Napolitano chiude il caso «Sfida vinta con fermezza»
Nessuna euforia, anche se al termine di un «percorso limpido e lineare» ha prevalso proprio la sua linea.
Ma sollievo sì, quello ovviamente lo esprime, Giorgio Napolitano. «L’essenziale è che il governo abbia superato la prova, vinto la sfida, innanzitutto per la serietà e la fermezza dell’impostazione sostenuta dal premier dinanzi alle Camere», fa sapere con un comunicato a notte fonda. Cioè dopo aver seguito sino all’ultimo davanti alla tv il confronto parlamentare sulla fiducia e aver fatto e ricevuto diverse telefonate con il premier. Non basta, però, come giudizio finale. «In quanto alla prospettiva che si apre in uno scenario politico in via di mutamento», aggiunge con severità, «chiaramente il presidente del Consiglio e il governo non potranno tollerare che si riapra un quotidiano gioco al massacro nei loro confronti».
Insomma, crisi ricomposta. Applausi di entrambe le assemblee. Il linguaggio del corpo del premier che, superando la propria disciplina all’understatement, solleva le dita a V e le esibisce davanti all’Aula. Adesso bisogna rimettersi all’opera con gran lena, si è perso anche troppo tempo, osserva il capo dello Stato nel suo intermittente dialogo con Palazzo Chigi. S’intende: bisogna rimettersi all’opera ragionando sul presente, ma soprattutto sull’immediato futuro. Riflettendo cioè sulle ricadute della svolta che si profila con la prossima formazione di gruppi parlamentari autonomi, in grado di assicurare all’esecutivo il sostegno di una coalizione con un doppio nucleo sul versante destro. Vale a dire: uno solido, più interno, formato dai dissidenti organizzati sotto le bandiere alfaniane; e uno tendenzialmente esposto ad evaporare, più esterno, con le truppe dei fedelissimi berlusconiani. Letta ne è consapevole e, come forse avrebbe fatto lo stesso Napolitano al suo posto, lo ha spiegato con l’aria di chi lancia un avvertimento. «Si lavorerà con una maggioranza politica coesa: se questa maggioranza è diversa dalla maggioranza che mi dà la fiducia, lavorerò lo stesso con la maggioranza politica…».

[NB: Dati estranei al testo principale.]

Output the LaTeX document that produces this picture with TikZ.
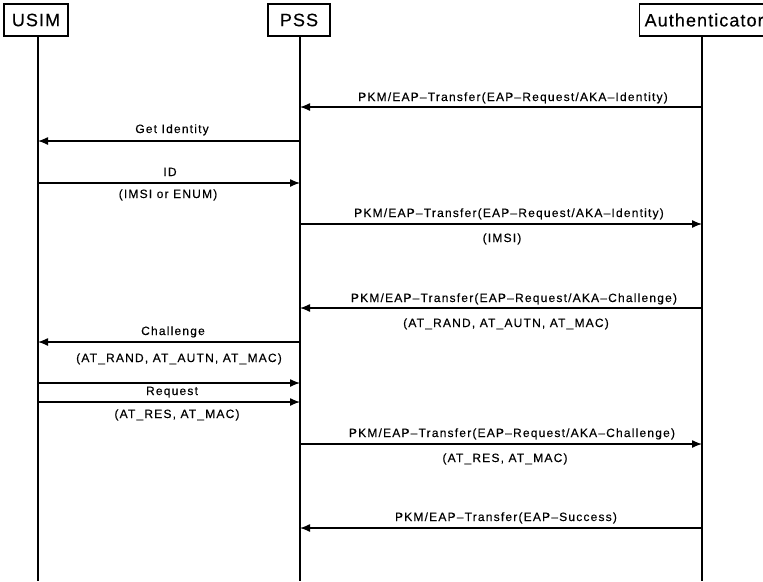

Ora, a parte i problemi interni al Pdl e i loro potenziali riflessi sul ruolo del Cavaliere, ciò che preme al Quirinale è il vero nodo sciolto al termine della giornata. Infatti, assicurato per un altro po’ di tempo il «valore primario» della stabilità, l’esecutivo si può permettere un ultimatum rispetto alla paralizzante strategia dello «stop and go» andata in scena negli ultimi quattro mesi. Non sarà più sopportata promette il premier senza sicumera, ma forte della contabilità parlamentare emersa ieri. Si è sentito di garantirlo, come ha certificato (con l’apprezzamento del Quirinale) quando ha respinto il fantasma che lo ha perseguitato finora: basta con «nuovi ricatti, “o si fa così o cade il governo…”, perché si è dimostrato che il governo non casca».
Ecco: sono stati proprio questi toni di risolutezza e intransigenza, il programma ambizioso (intenzionalmente proiettato quasi su un’intera legislatura), qualche giustificato scatto d’orgoglio incrociato con lo scrupolo di sincerità del discorso di Letta a piacere sul Colle. E molto. Ma anche la netta sottolineatura della necessità di separare le vicende giudiziarie di Berlusconi rispetto alla vita dell’esecutivo. Certo, come ha confessato soltanto pochi giorni fa, Napolitano s’impone sempre di essere «ottimista, ma non ingenuo». Quindi è perfettamente consapevole che la questione della leadership del centrodestra rischia di produrre altri contraccolpi sull’esecutivo. Magari a breve. Magari come ricaduta umorale di un Cavaliere sulla cui testa pendono ancora delicati appuntamenti giudiziari e la perdita dello scudo parlamentare.